Let’s take a look back, shall we? Perpetual Entertainment died with Star Trek Online and Gods & Heroes still in the oven. Star Trek Online went on to become a horrendously rushed release due to a licensing agreement and Gods & Heroes went on to pull in one of the smallest launches in MMO history. Flagship Studios died after Hellgate London and Mythos, the former spending a few years touring Asia while the latter went on to be picked up by Hanbitsoft where it was shut down in Europe under Frogster and eventually launched as a global edition.
There are plenty more to bring up, including All Points Bulletin killing Realtime Worlds, or Earth Eternal being shut down more times than I can count, but you should exercise caution around any game that has previously been shut down: Especially if the prior company went bankrupt.
3. Is The Developer A Known Face?

I apologize in advance to my dear friends in the independent field who will hate me for saying this: I love indie-gaming. I hate indie-MMO developers. Don’t get me wrong, your developers have a great big vision for the future where you can not only take a chunk of sand and turn it into a sword, but you can also use that sword to commit murder and theft. Assuming that the sand is ever fully implemented.
In order to buy into an indie-MMO, you need zen-like patience. The development team might be completely new to the genre, having never developed an MMO or even a full retail game for that matter. You should expect major features to be cut and not implemented for a good year or two, and for development to be slow and sloppy. If video games are an art, buying an indie MMO is not unlike buying a sculpture before it is completed, you assume the artist doesn’t die sometime in the process.

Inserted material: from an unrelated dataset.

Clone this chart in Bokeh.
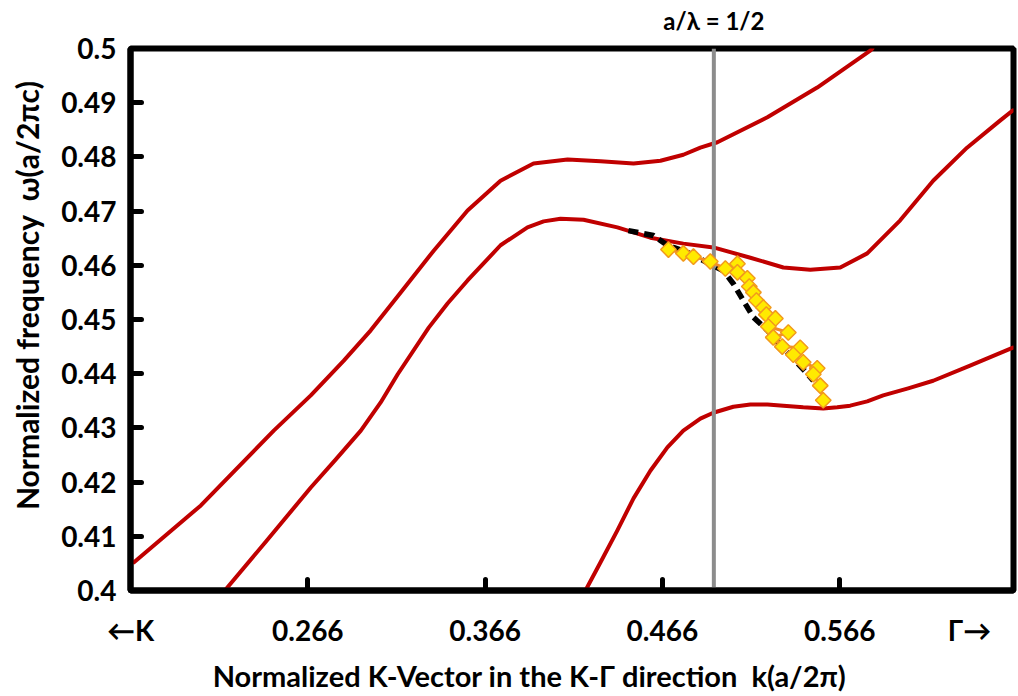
from bokeh.plotting import figure
from bokeh.models import Range1d, FixedTicker, LinearAxis
from bokeh.embed import file_html
from bokeh.resources import INLINE

# ---- photonic band data: k in units of a/2pi, omega in units of a/2pi c ----
band_upper_k = [0.1680, 0.2057, 0.2468, 0.2677, 0.2863, 0.3015, 0.3184, 0.3370,
                0.3561, 0.3747, 0.3933, 0.4125, 0.4311, 0.4497, 0.4649, 0.4778,
                0.4874, 0.4970, 0.5252, 0.5533, 0.5832, 0.5844]
band_upper_w = [0.4052, 0.4157, 0.4295, 0.4360, 0.4424, 0.4480, 0.4550, 0.4627,
                0.4701, 0.4756, 0.4788, 0.4795, 0.4792, 0.4788, 0.4793, 0.4804,
                0.4817, 0.4827, 0.4873, 0.4928, 0.4996, 0.5000]

band_middle_k = [0.2192, 0.2423, 0.2677, 0.2818, 0.2959, 0.3071, 0.3167, 0.3342,
                 0.3449, 0.3561, 0.3747, 0.3899, 0.3990, 0.4085, 0.4215, 0.4406,
                 0.4592, 0.4778, 0.4947, 0.5156, 0.5342, 0.5494, 0.5663, 0.5815,
                 0.6001, 0.6187, 0.6378, 0.6564, 0.6637]
band_middle_w = [0.4000, 0.4090, 0.4190, 0.4242, 0.4295, 0.4347, 0.4399, 0.4485,
                 0.4530, 0.4572, 0.4637, 0.4670, 0.4681, 0.4686, 0.4684, 0.4670,
                 0.4651, 0.4640, 0.4633, 0.4614, 0.4596, 0.4592, 0.4596, 0.4622,
                 0.4683, 0.4756, 0.4817, 0.4867, 0.4886]

band_lower_k = [0.4226, 0.4311, 0.4406, 0.4497, 0.4592, 0.4688, 0.4778, 0.4874,
                0.4947, 0.5060, 0.5156, 0.5252, 0.5342, 0.5454, 0.5567, 0.5646,
                0.5719, 0.5815, 0.5905, 0.6046, 0.6187, 0.6395, 0.6637]
band_lower_w = [0.4000, 0.4052, 0.4111, 0.4170, 0.4221, 0.4264, 0.4295, 0.4317,
                0.4328, 0.4339, 0.4343, 0.4343, 0.4341, 0.4338, 0.4336, 0.4338,
                0.4341, 0.4349, 0.4360, 0.4373, 0.4387, 0.4415, 0.4448]

# guided mode traced between the bands
guide_k = [0.4468, 0.4609, 0.4688, 0.4801, 0.4913, 0.5004, 0.5060, 0.5116,
           0.5173, 0.5252, 0.5325, 0.5398, 0.5477, 0.5511]
guide_w = [0.4664, 0.4655, 0.4637, 0.4624, 0.4605, 0.4590, 0.4566, 0.4535,
           0.4504, 0.4480, 0.4452, 0.4428, 0.4400, 0.4387]

# measured points
meas_k = [0.4694, 0.4778, 0.4835, 0.4930, 0.5015, 0.5083, 0.5083, 0.5139, 0.5150,
          0.5173, 0.5190, 0.5229, 0.5246, 0.5297, 0.5257, 0.5370, 0.5285, 0.5336,
          0.5437, 0.5398, 0.5454, 0.5533, 0.5511, 0.5550, 0.5567]
meas_w = [0.4629, 0.4622, 0.4616, 0.4607, 0.4594, 0.4603, 0.4587, 0.4576, 0.4561,
          0.4550, 0.4535, 0.4522, 0.4509, 0.4502, 0.4487, 0.4476, 0.4467, 0.4450,
          0.4448, 0.4435, 0.4421, 0.4410, 0.4399, 0.4378, 0.4351]

# a / lambda = 1/2 marker
half_lambda_k = 0.495
half_lambda_text = "a/\u03bb = 1/2"

x_tick_vals = [0.266, 0.366, 0.466, 0.566]
x_tick_labels = ["0.266", "0.366", "0.466", "0.566"]
y_tick_vals = [0.40, 0.41, 0.42, 0.43, 0.44, 0.45, 0.46, 0.47, 0.48, 0.49, 0.50]
y_tick_labels = ["0.4", "0.41", "0.42", "0.43", "0.44", "0.45", "0.46", "0.47",
                 "0.48", "0.49", "0.5"]
k_start_text = "\u2190K"
k_end_text = "\u0393\u2192"
x_title = "Normalized K-Vector in the K-\u0393 direction\u00a0\u00a0k(a/2\u03c0)"
y_title = "Normalized frequency\u00a0\u00a0\u03c9(a/2\u03c0c)"

# ---- layout ----
X0, X1 = 0.166, 0.664
Y0, Y1 = 0.40, 0.50
W, H = 1018, 696
FL, FR, FT, FB = 130, 1013, 48, 590


def kx(px):
    return X0 + (px - FL) * (X1 - X0) / (FR - FL)


def wy(py):
    return Y0 + (FB - py) * (Y1 - Y0) / (FB - FT)


FONT = "Lato"

p = figure(width=W, height=H, x_range=Range1d(X0, X1), y_range=Range1d(Y0, Y1),
           output_backend="svg", toolbar_location=None,
           min_border_left=FL, min_border_right=W - FR,
           min_border_top=FT, min_border_bottom=H - FB)
p.background_fill_color = "white"
p.border_fill_color = "white"
p.grid.visible = False
p.outline_line_color = "black"
p.outline_line_width = 6
p.outline_line_alpha = 1.0

# main axes: ticks pointing into the frame; the direction arrows sit at the ends
x_ticks = [X0] + x_tick_vals + [X1]
x_labels = dict(zip(x_tick_vals, x_tick_labels))
x_labels[X0] = k_start_text
x_labels[X1] = k_end_text + "\u00a0" * 4
p.xaxis.ticker = FixedTicker(ticks=x_ticks)
p.yaxis.ticker = FixedTicker(ticks=y_tick_vals)
p.xaxis.major_label_overrides = x_labels
p.yaxis.major_label_overrides = dict(zip(y_tick_vals, y_tick_labels))

for ax in (p.xaxis[0], p.yaxis[0]):
    ax.axis_line_width = 6
    ax.axis_line_color = "black"
    ax.major_tick_in = 11
    ax.major_tick_out = 0
    ax.major_tick_line_width = 5
    ax.major_tick_line_cap = "round"
    ax.minor_tick_line_color = None
    ax.major_label_text_font = FONT
    ax.major_label_text_font_style = "bold"
    ax.major_label_text_font_size = "28px"
    ax.major_label_text_color = "black"
p.xaxis.major_label_standoff = 22
p.yaxis.major_label_standoff = 14


def text_axis(ticks, labels, size, standoff, orientation="horizontal"):
    ax = LinearAxis(ticker=FixedTicker(ticks=ticks),
                    major_label_overrides=dict(zip(ticks, labels)),
                    axis_line_color=None, major_tick_line_color=None,
                    minor_tick_line_color=None,
                    major_label_standoff=standoff,
                    major_label_orientation=orientation,
                    major_label_text_font=FONT,
                    major_label_text_font_style="bold",
                    major_label_text_font_size=size,
                    major_label_text_color="black")
    return ax


# marker caption above the frame
p.add_layout(text_axis([half_lambda_k], [half_lambda_text], "24px", 8), "above")
# axis titles
x_title_pos = kx(529)
p.add_layout(text_axis([x_title_pos], [x_title], "29px", 2), "below")
y_title_pos = wy(295)
p.add_layout(text_axis([y_title_pos], [y_title], "30px", 8, "parallel"), "left")

RED = "#C00000"
for bk, bw in ((band_upper_k, band_upper_w), (band_middle_k, band_middle_w),
               (band_lower_k, band_lower_w)):
    p.line(bk, bw, line_color=RED, line_width=4, line_join="round", line_cap="round")

p.line([half_lambda_k, half_lambda_k], [Y0, Y1], line_color="#8C8C8C", line_width=4)

p.line(guide_k, guide_w, line_color="black", line_width=5.5, line_dash="10 6")

p.line(meas_k, meas_w, line_color="#F28C28", line_width=3)
p.scatter(meas_k, meas_w, marker="square", angle=0.785398, size=11,
          fill_color="#FFEA00", line_color="#F29A1C", line_width=1.5)

open("out.html", "w").write(file_html(p, INLINE))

So, although it guarantees that the MMO will be delayed further, possibly by years, I have always suggested that my indie-developer friends create a game and release it first. It gives the developer credibility in the marketplace, not to mention extra cash in the bank, not to mention a successful product makes them much more appealing to investors.
4. Time Spent Trashing the Competition

I’ve seen this marketing strategy fail time and time again, but publishers still have a habit of spending more time trashing the competition than they do talking about the benefits of their own game. Some of you may remember the Global Agenda “No Elves” campaign which focused on how people were sick of elves and magic and wanted shooting and headshots. Global Agenda was to be everything these games weren’t, which ultimately included the desire to pay a subscription for it, because Global Agenda lost its subscription not long after launch and eventually lost its cover price. This is just one example, but around 2007-2008 there were quite a few MMOs released under the “WoW killer” brand that released with major features broken or delayed.
And as far as upcoming MMOs go, I will include TERA in this with their “Are You An MMOFO?” campaign. While somewhat funny, the fact that Enmasse has started directly naming games (DC Universe, Lord of the Rings Online, World of Warcraft) as boring crap (my words, not theirs), has me worried that the developer is writing a check they have no ability to cash.
5. You Know Who Is Working On It
I’m referring to several different people, and you all know who I am talking about. For the sake of MMO Fallout, however, I cannot name them on this page as these people have a habit for threatening to sue me every time I mention them by name. But you all know who they are, the names who are either head of the pack or somewhere in the middle when everything seems to upend and your big ship suddenly goes the way of the Titanic.
This person, you may not personally know them, but they are well known to you. They seem to pop up everywhere bankruptcy and turmoil follow, the games they work on or lead are released unfinished with a priority on selling cash shop items rather than fixing the broken parts of the game, and when pressed to fix them responds with “well since it was broken no one plays that portion so we won’t work on it because not enough people play it.” To these men, hypocrisy knows no boundary, and integrity is just something you sprinkle on a nice lasagna.
One thing you can always expect out of this man is that he will flee the ship before it sinks. When he leaves, you can expect that the end approaches.